On 10/2/12 7:33 PM, [email protected] wrote:
In considering the effect of a simple jammer on a GPS receiver, a simple
link analysis
is insufficient.

What must also be considered is the anti-jam capability of the receiver
which due to spread spectrum processing gain will reject any simple
jamming signal even though is it 10's of dB stronger than the desired
signal.


not most simple GPS receivers which have very little AJ capability. They have a single bit quantizer (or maybe a 1.5 or 2 bit) after the LNA. If the LNA doesn't saturate, then the quantizer is captured by the strong CW carrier.
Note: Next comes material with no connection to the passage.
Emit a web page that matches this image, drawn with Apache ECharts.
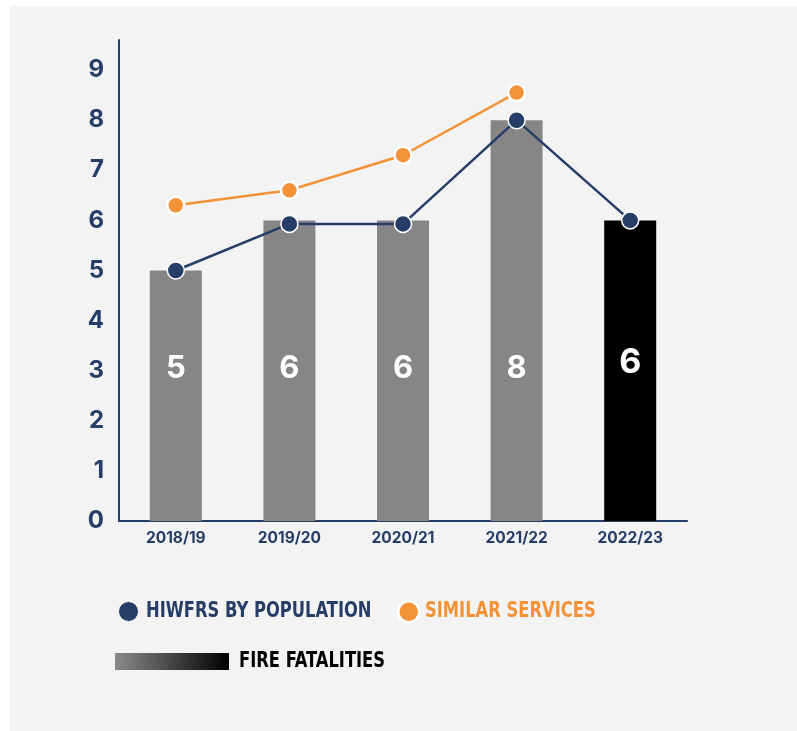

This is a classic problem with DSSS receivers and led to a lot of research in the 80s on things like "adaptive excisers" to remove CW carriers.

If you built a linear receiver with a lot of dynamic range, then, yes, the process gain will suppress the CW tone, but you still have to acquire the code, and as Dixon says (paraphrasing) "acquisition is the secret sauce in spread spectrum systems". Back when I was doing this kind of thing seriously (mid to late 80s), acquisition, particularly robust techniques, were literally SECRET (in the DoD sense).


There have been a nice series of articles in GPS World over the past few months about the variety of inexpensive GPS jammers out there. (and the problems they cause).